The Republicans need "a manager." Maybe Minnesota Gov. "Tim Pawlenty, or Florida Gov. Charles Crist . . . someone who can say, 'Here's what we should be doing for Social Security or health care.' " And get back on the national agenda.

Smart or right?

As governor, Castle helped lure the nation's credit-card banks to Delaware, and he's been a bankers' ally in Congress.

He doesn't brag about it. "I'm a so-called senior member of the Financial Services Committee. That doesn't mean I know what I'm talking about."

But then again, "I listen to Mr. Bernanke talking about the future of the country. I scratch my head and wonder if he knows what he's talking about.

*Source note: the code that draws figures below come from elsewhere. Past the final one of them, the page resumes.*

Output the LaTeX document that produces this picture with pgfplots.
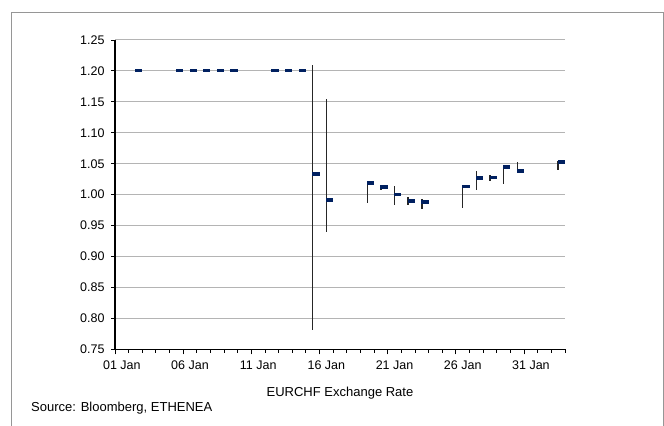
\documentclass[border=0pt]{standalone}
\usepackage{pgfplots}
\pgfplotsset{compat=1.18}
\usepackage{pgfplotstable}
\usepackage{fontspec}
\setmainfont{Liberation Sans}
\definecolor{navy}{RGB}{0,32,96}
\definecolor{gridgray}{RGB}{180,180,180}
\definecolor{framegray}{RGB}{150,150,150}
\pgfdeclareplotmark{closedash}{%
  \pgfpathrectangle{\pgfpoint{-0.5bp}{-1.75bp}}{\pgfpoint{7.3bp}{3.5bp}}%
  \pgfusepathqfill}
% day (1 = 01 Jan 2015, 33 = 02 Feb 2015), high, low, close
\pgfplotstableread{
day high low close
2  1.201 1.201 1.201
5  1.201 1.201 1.201
6  1.201 1.201 1.201
7  1.201 1.201 1.201
8  1.201 1.201 1.201
9  1.201 1.201 1.201
12 1.201 1.201 1.201
13 1.201 1.201 1.201
14 1.201 1.201 1.201
15 1.210 0.781 1.033
16 1.155 0.940 0.991
19 1.022 0.986 1.019
20 1.016 1.007 1.012
21 1.0145 0.984 1.000
22 0.996 0.984 0.990
23 0.993 0.977 0.988
26 1.016 0.979 1.013
27 1.038 1.008 1.027
28 1.032 1.022 1.028
29 1.047 1.018 1.045
30 1.052 1.037 1.038
33 1.054 1.040 1.053
}\eurchf
\begin{document}
\begin{tikzpicture}
\useasboundingbox (0,0) rectangle (664bp,426bp);
\fill[white] (0,0) rectangle (664bp,426bp);
\draw[framegray, line width=1bp] (11bp,-5bp) -- (11bp,413bp) -- (663bp,413bp) -- (663bp,-5bp);
\begin{axis}[
  at={(115bp,76.7bp)}, anchor=south west,
  width=450bp, height=309.3bp, scale only axis,
  xmin=0.5, xmax=33.5, ymin=0.75, ymax=1.25,
  axis x line*=bottom, axis y line*=left,
  axis line style={black, line width=1.3bp},
  ytick={0.75,0.80,...,1.26},
  yticklabel style={/pgf/number format/fixed, /pgf/number format/precision=2, /pgf/number format/fixed zerofill, xshift=-3bp},
  xticklabel style={yshift=-4bp},
  ymajorgrids, major grid style={gridgray, line width=1bp},
  xtick={1,6,11,16,21,26,31},
  xticklabels={01 Jan,06 Jan,11 Jan,16 Jan,21 Jan,26 Jan,31 Jan},
  x tick style={draw=none},
  minor xtick={1.5,2.5,...,33.5},
  extra x ticks={0.5,5.5,10.5,15.5,20.5,25.5,30.5},
  extra x tick labels={},
  extra x tick style={x tick style={draw=black, line width=0.9bp}, major tick length=5bp},
  minor x tick style={draw=black, line width=0.9bp},
  minor tick length=3.5bp,
  y tick style={draw=black, line width=0.9bp},
  major tick length=4bp,
  tick align=outside,
  tick label style={font=\fontsize{12.5bp}{14bp}\selectfont},
  /pgf/number format/assume math mode=true,
  clip=false,
]
\addplot[draw=none, mark=closedash, mark options={fill=navy, draw=none},
  error bars/.cd, y dir=both, y explicit,
  error bar style={color=black!85, line width=1.5bp}, error mark=none]
  table[x=day, y=close,
        y error plus expr=\thisrow{high}-\thisrow{close},
        y error minus expr=\thisrow{close}-\thisrow{low}] {\eurchf};
\end{axis}
\node[font=\fontsize{13bp}{15bp}\selectfont] at (340bp,33bp) {EURCHF Exchange Rate};
\node[anchor=west, font=\fontsize{13bp}{15bp}\selectfont, inner sep=0pt] at (31bp,18bp) {Source: Bloomberg, ETHENEA};
\end{tikzpicture}
\end{document}
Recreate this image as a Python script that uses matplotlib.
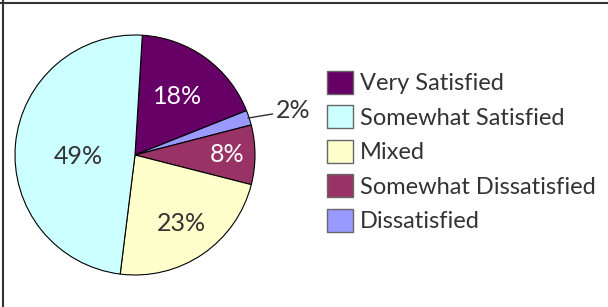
import numpy as np
import matplotlib
matplotlib.use("Agg")
import matplotlib.pyplot as plt
from matplotlib.patches import Patch
from matplotlib.lines import Line2D

plt.rcParams['font.family'] = ['Lato', 'DejaVu Sans']

# slices in clockwise order as drawn
pie_labels = ["Very Satisfied", "Dissatisfied", "Somewhat Dissatisfied", "Mixed", "Somewhat Satisfied"]
pie_values = [18, 2, 8, 23, 49]
pie_colors = ["#660066", "#9999ff", "#993366", "#ffffcc", "#ccffff"]
text_colors = ["white", "#333333", "white", "#333333", "#333333"]
label_radius = [0.6, 0, 0.77, 0.69, 0.47]

# legend order
legend_labels = ["Very Satisfied", "Somewhat Satisfied", "Mixed", "Somewhat Dissatisfied", "Dissatisfied"]

W, H = 608, 307
fig = plt.figure(figsize=(W / 100, H / 100), dpi=100)
fig.patch.set_facecolor("white")

cx, cy, r = 135, 155, 120
ax = fig.add_axes([(cx - r) / W, (H - cy - r) / H, 2 * r / W, 2 * r / H])
wedges, _ = ax.pie(pie_values, colors=pie_colors, startangle=86.5, counterclock=False,
                   wedgeprops=dict(edgecolor="black", linewidth=0.8))
ax.set_xlim(-1, 1)
ax.set_ylim(-1, 1)
ax.set_aspect("equal")
ax.axis("off")

for w, v, tc, lr in zip(wedges, pie_values, text_colors, label_radius):
    mid = np.deg2rad((w.theta1 + w.theta2) / 2)
    if v < 5:
        ax.annotate(f"{v}%", xy=(0.99 * np.cos(mid), 0.99 * np.sin(mid)),
                    xytext=(1.17, 0.37), fontsize=18, color=tc, va="center", ha="left",
                    arrowprops=dict(arrowstyle="-", color="#333333", lw=1, shrinkA=0, shrinkB=0))
        continue
    if v > 40:
        mid = np.deg2rad(182)
    ax.text(lr * np.cos(mid), lr * np.sin(mid), f"{v}%", fontsize=18, color=tc,
            ha="center", va="center")

by_name = dict(zip(pie_labels, pie_colors))
handles = [Patch(facecolor=by_name[n], edgecolor="#666666", linewidth=1) for n in legend_labels]
fig.legend(handles, legend_labels, loc="upper left", bbox_to_anchor=(327 / W, 1 - 71 / H),
           frameon=False, fontsize=17, handlelength=1.1, handleheight=1.1,
           handletextpad=0.3, labelspacing=0.47, borderpad=0, borderaxespad=0,
           labelcolor="#333333")

# frame lines on top and left
fig.add_artist(Line2D([0, 1], [1 - 2.5 / H, 1 - 2.5 / H], color="#333333", lw=1.5))
fig.add_artist(Line2D([3 / W, 3 / W], [0, 1], color="#333333", lw=1.5))

fig.savefig("out.png", dpi=100)
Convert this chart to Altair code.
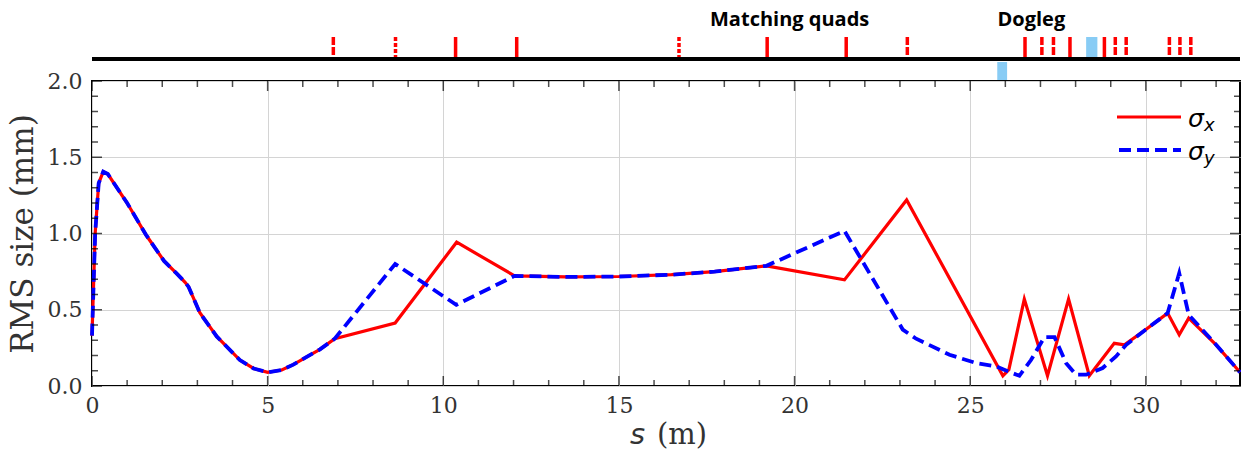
import altair as alt
import pandas as pd

# ---------------- data ----------------
S_MAX = 32.68

s_sigx = [0.0, 0.09, 0.19, 0.32, 0.45, 1.0, 1.54, 2.05, 2.4, 2.65, 2.75, 3.07, 3.55, 4.21, 4.6, 5.0, 5.4, 5.73,
          6.1, 6.49, 6.91, 8.63, 10.38, 12.03, 13.5, 15.0, 16.5, 17.72, 19.2, 21.42, 23.19, 25.93, 26.1,
          26.54, 27.2, 27.8, 28.39, 29.1, 29.39, 30.0, 30.62, 30.95, 31.22, 32.0, 32.68]
sigx = [0.33, 1.0, 1.33, 1.405, 1.39, 1.2, 0.99, 0.82, 0.74, 0.68, 0.65, 0.48, 0.325, 0.17, 0.115, 0.09, 0.105, 0.14,
        0.19, 0.24, 0.31, 0.413, 0.943, 0.722, 0.715, 0.718, 0.73, 0.75, 0.788, 0.696, 1.22, 0.067, 0.107,
        0.57, 0.067, 0.57, 0.067, 0.28, 0.27, 0.37, 0.478, 0.336, 0.445, 0.27, 0.09]

s_sigy = [0.0, 0.09, 0.19, 0.32, 0.45, 1.0, 1.54, 2.05, 2.4, 2.65, 2.75, 3.07, 3.55, 4.21, 4.6, 5.0, 5.4, 5.73,
          6.1, 6.49, 6.91, 8.63, 10.37, 12.03, 13.5, 15.0, 16.5, 17.72, 19.2, 21.42, 23.08, 23.46, 24.41,
          25.17, 25.74, 26.07, 26.4, 26.73, 27.11, 27.4, 27.73, 28.01, 28.3, 28.77, 29.15, 29.44, 30.0,
          30.62, 30.95, 31.22, 32.0, 32.68]
sigy = [0.33, 1.0, 1.33, 1.405, 1.39, 1.2, 0.99, 0.82, 0.74, 0.68, 0.65, 0.48, 0.325, 0.17, 0.115, 0.09, 0.105, 0.14,
        0.19, 0.24, 0.31, 0.80, 0.532, 0.722, 0.715, 0.718, 0.73, 0.75, 0.788, 1.017, 0.37, 0.31, 0.205,
        0.15, 0.128, 0.096, 0.067, 0.17, 0.32, 0.32, 0.15, 0.074, 0.074, 0.118, 0.194, 0.27, 0.37,
        0.478, 0.74, 0.467, 0.27, 0.09]

quad_s = [6.87, 8.64, 10.35, 12.09, 16.71, 19.22, 21.47, 23.21, 26.56, 27.04, 27.37, 27.84,
          28.82, 29.13, 29.44, 30.67, 30.97, 31.28]
quad_kind = ["dashed", "dotted", "solid", "solid", "dotted", "solid", "solid", "dashed", "solid", "dashed",
             "dashed", "solid", "solid", "dashed", "dashed", "dashed", "dashed", "dashed"]

bend_below = {"a": [25.77], "b": [26.05]}
bend_above = {"a": [28.30], "b": [28.62]}

section_s = [19.86, 26.74]
section_label = ["Matching quads", "Dogleg"]

x_major = [0, 5, 10, 15, 20, 25, 30]
x_minor = [1, 2, 3, 4, 6, 7, 8, 9, 11, 12, 13, 14, 16, 17, 18, 19, 21, 22, 23, 24, 26, 27, 28, 29, 31, 32]
y_major = [0.0, 0.5, 1.0, 1.5, 2.0]
y_minor = [0.1, 0.2, 0.3, 0.4, 0.6, 0.7, 0.8, 0.9, 1.1, 1.2, 1.3, 1.4, 1.6, 1.7, 1.8, 1.9]

# ---------------- layout ----------------
W, H = 1148, 305
xscale = alt.Scale(domain=[0, S_MAX], nice=False, zero=False)
yscale = alt.Scale(domain=[0, 2], nice=False)
SERIF = "DejaVu Serif"
TXT = "#333333"

XAXIS = alt.Axis(values=x_major, grid=True, gridColor="#d4d4d4", gridWidth=1,
                 ticks=False, tickSize=0, domain=False, labelFont=SERIF, labelFontSize=22,
                 labelColor=TXT, labelPadding=9, labelFlush=False, title=None)
YAXIS = alt.Axis(values=y_major, format=".1f", grid=True, gridColor="#d4d4d4", gridWidth=1,
                 ticks=False, tickSize=0, domain=False, labelFont=SERIF, labelFontSize=22,
                 labelColor=TXT, labelPadding=10, labelFlush=False,
                 title="RMS size (mm)", titleFont=SERIF, titleFontSize=31,
                 titleFontWeight="normal", titleColor=TXT, titlePadding=8)


def X(field):
    return alt.X(field, scale=xscale, axis=XAXIS)


def Y(field):
    return alt.Y(field, scale=yscale, axis=YAXIS)


df_x = pd.DataFrame({"s": s_sigx, "v": sigx})
df_y = pd.DataFrame({"s": s_sigy, "v": sigy})

red = alt.Chart(df_x).mark_line(color="#ff0000", strokeWidth=3.2).encode(
    x=X("s:Q"), y=Y("v:Q"))

blue = alt.Chart(df_y).mark_line(color="#0000ff", strokeWidth=3.8, strokeDash=[12, 6]).encode(
    x=X("s:Q"), y=Y("v:Q"))


def xticks(vals, length, top):
    return alt.Chart(pd.DataFrame({"s": vals})).mark_tick(
        orient="vertical", size=length, thickness=1.5, color="black").encode(
        x=X("s:Q"),
        y=alt.value(length / 2 if top else H - length / 2))


def yticks(vals, length, right):
    return alt.Chart(pd.DataFrame({"v": vals})).mark_tick(
        orient="horizontal", size=length, thickness=1.5, color="black").encode(
        y=Y("v:Q"),
        x=alt.value(W - length / 2 if right else length / 2))


ticks = [xticks(x_minor, 6, False), xticks(x_major, 10, False),
         xticks(x_minor, 6, True), xticks(x_major, 10, True),
         yticks(y_minor, 6, False), yticks(y_major, 10, False),
         yticks(y_minor, 6, True), yticks(y_major, 10, True)]

# lattice strip above the plot
beamline = alt.Chart(pd.DataFrame({"s": [0.0], "b": [S_MAX]})).mark_rule(
    color="black", strokeWidth=4).encode(x=X("s:Q"), x2="b:Q", y=alt.value(-22))

quads = alt.Chart(pd.DataFrame({"s": quad_s, "kind": quad_kind})).mark_rule(
    color="#ff0000", strokeWidth=3.5).encode(
    x=X("s:Q"),
    y=alt.value(-44), y2=alt.value(-24),
    strokeDash=alt.StrokeDash("kind:N", legend=None,
                              scale=alt.Scale(domain=["solid", "dashed", "dotted"],
                                              range=[[1, 0], [8, 2], [4, 2]])))

bend1 = alt.Chart(pd.DataFrame({"s": bend_below["a"], "b": bend_below["b"]})).mark_rect(color="#88ccf5").encode(
    x=X("s:Q"), x2="b:Q", y=alt.value(-19), y2=alt.value(-1))
bend2 = alt.Chart(pd.DataFrame({"s": bend_above["a"], "b": bend_above["b"]})).mark_rect(color="#88ccf5").encode(
    x=X("s:Q"), x2="b:Q", y=alt.value(-44), y2=alt.value(-24))

sections = alt.Chart(pd.DataFrame({"s": section_s, "label": section_label})).mark_text(
    font="Open Sans", fontSize=20, fontWeight="bold", color="black",
    align="center", baseline="alphabetic").encode(
    x=X("s:Q"), y=alt.value(-55), text="label:N")

# x-axis title:  s (m)
xt_s = alt.Chart().mark_text(text="s", font="DejaVu Sans", fontStyle="italic", fontSize=29,
                             color=TXT, align="left", baseline="alphabetic").encode(
    x=alt.value(538), y=alt.value(363))
xt_m = alt.Chart().mark_text(text="(m)", font=SERIF, fontSize=29, color=TXT,
                             align="left", baseline="alphabetic").encode(
    x=alt.value(565), y=alt.value(363))

# legend (drawn by hand to get subscripts)
leg_red = alt.Chart().mark_rule(color="#ff0000", strokeWidth=3.2).encode(
    x=alt.value(1025), x2=alt.value(1089), y=alt.value(36))
leg_blue = alt.Chart().mark_rule(color="#0000ff", strokeWidth=3.8, strokeDash=[12, 6]).encode(
    x=alt.value(1027), x2=alt.value(1089), y=alt.value(69))
leg_t = []
for sub, base in [("x", 46), ("y", 79)]:
    leg_t.append(alt.Chart().mark_text(text="σ", font="DejaVu Sans", fontStyle="italic", fontSize=25,
                                       color="black", align="left", baseline="alphabetic").encode(
        x=alt.value(1096), y=alt.value(base)))
    leg_t.append(alt.Chart().mark_text(text=sub, font="DejaVu Sans", fontStyle="italic", fontSize=18,
                                       color="black", align="left", baseline="alphabetic").encode(
        x=alt.value(1112), y=alt.value(base + 4)))

chart = alt.layer(
    red, blue, *ticks, beamline, quads, bend1, bend2, sections, xt_s, xt_m, leg_red, leg_blue, *leg_t
).properties(
    width=W, height=H,
    autosize=alt.AutoSizeParams(type="none"),
    padding={"left": 92, "top": 81, "right": 1, "bottom": 66},
).configure_view(stroke="black", strokeWidth=2)

chart.save("out.html", embed_options={"renderer": "svg", "actions": False})
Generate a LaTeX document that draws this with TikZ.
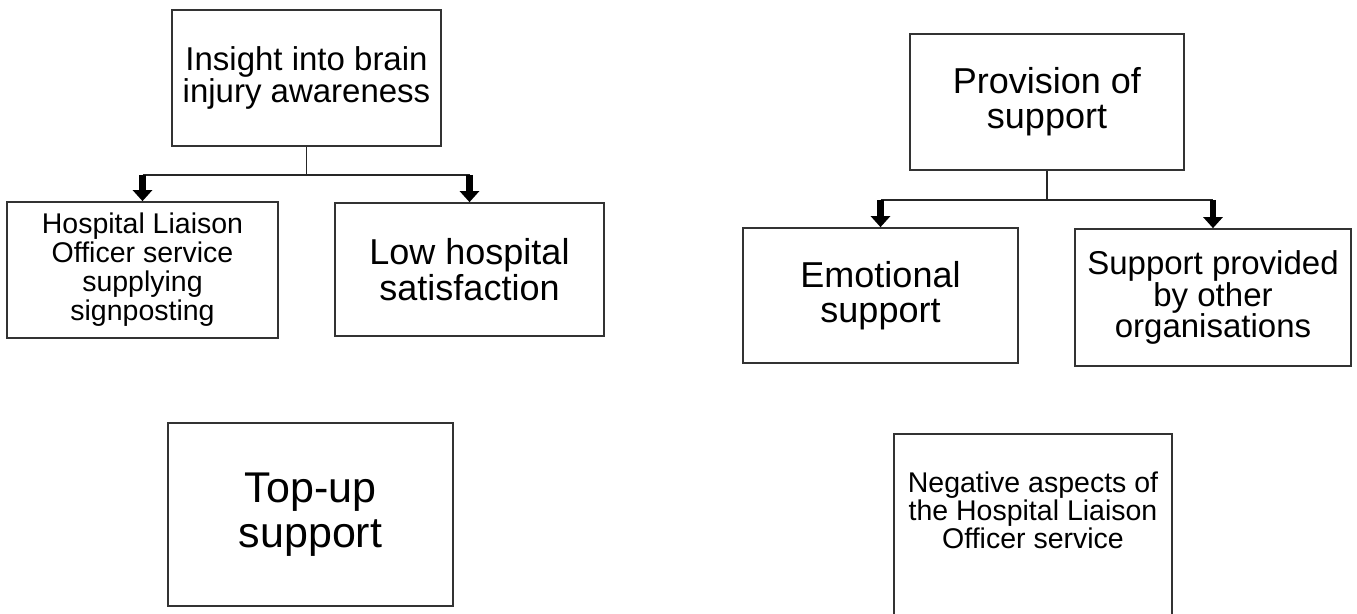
\documentclass[tikz,border=0pt]{standalone}
\usepackage{fontspec}
\setmainfont{Liberation Sans}
\usetikzlibrary{arrows.meta}
\newcommand{\myfs}[2]{\fontsize{#1}{#2}\selectfont}
\tikzset{
  box/.style={draw=black!80, line width=1.7pt, inner sep=0pt, align=center, text=black},
  conn/.style={draw=black!85, line width=1.7pt},
  bigarrow/.style={draw=black, line width=6.5pt, -{Triangle[length=11pt,width=19pt]}},
}
\begin{document}
\begin{tikzpicture}[x=1pt,y=-1pt]
\useasboundingbox (0,0) rectangle (1357,613);
% left tree
\node[box, minimum width=269pt, minimum height=136pt, font=\myfs{33}{31.5}] (b1) at (306.5,78) {Insight into brain\\injury awareness};
\node[box, minimum width=271pt, minimum height=136pt, font=\myfs{28.5}{29}] (b2) at (142.5,270) {Hospital Liaison\\Officer service\\supplying\\signposting};
\node[box, minimum width=269pt, minimum height=133pt, font=\myfs{36}{36}] (b3) at (469.5,269.5) {Low hospital\\satisfaction};
\node[box, minimum width=285pt, minimum height=183pt, font=\myfs{43}{45}] (b4) at (310.5,514.5) {Top-up\\support};
% right tree
\node[box, minimum width=274pt, minimum height=136pt, font=\myfs{36}{35}] (b5) at (1047,102) {Provision of\\support};
\node[box, minimum width=275pt, minimum height=135pt, font=\myfs{36}{35}] (b6) at (880.5,295.5) {Emotional\\support};
\node[box, minimum width=276pt, minimum height=137pt, font=\myfs{33}{31.5}] (b7) at (1213,297.5) {Support provided\\by other\\organisations};
\node[box, anchor=north, minimum width=278pt, inner ysep=38pt, text depth=100pt, font=\myfs{28.5}{28}] (b8) at (1033,433) {Negative aspects of\\the Hospital Liaison\\Officer service};
% connectors left
\draw[conn] (b1.south) -- ++(0,28) coordinate (j1);
\draw[conn] (j1 -| b2.north) -- (j1 -| b3.north);
\draw[bigarrow] (j1 -| b2.north) -- (b2.north);
\draw[bigarrow] (j1 -| b3.north) -- (b3.north);
% connectors right
\draw[conn] (b5.south) -- ++(0,29) coordinate (j2);
\draw[conn] (j2 -| b6.north) -- (j2 -| b7.north);
\draw[bigarrow] (j2 -| b6.north) -- (b6.north);
\draw[bigarrow] (j2 -| b7.north) -- (b7.north);
\end{tikzpicture}
\end{document}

"Geithner . . . needs a heck of a lot more help. My sense is President Obama doesn't have a lot of financial background. And, I'm from Delaware, and I know Joe Biden has no financial background . . .

"Barney Frank," the Democratic chairman of the House banking committee, "sort of does know what he's talking about. He's also a lot smarter than everybody else and he's extraordinarily strong. That makes me nervous."

Obama adviser and ex-Treasury Secretary "Larry Summers is another extraordinarily strong individual. . . . He's very smart. But is he doing the right thing?"

It's your money

"What we do in Congress is very simple," Castle said. "We borrow the money. We pay the money. We add it to our debt total, which is $11 trillion. . . . How will it be paid? Down the road. By you." And probably after an ugly price inflation.

He calls Obama's financial-regulation proposals "confusing, but a start." The plan to force lenders to hold more capital "would solve a lot of our problems."

He's worried about the Federal Reserve doing too much in secret. Castle and Sen. Susan Collins of Maine sponsored Republican proposals to put an independent board in charge of weighing "systemic risk," instead of giving that power to the Fed, as Obama wants.

But Castle's been in the minority long enough to know "the administration usually gets what it wants."

He told me he'll decide about a Senate run - or retirement - by the end of summer.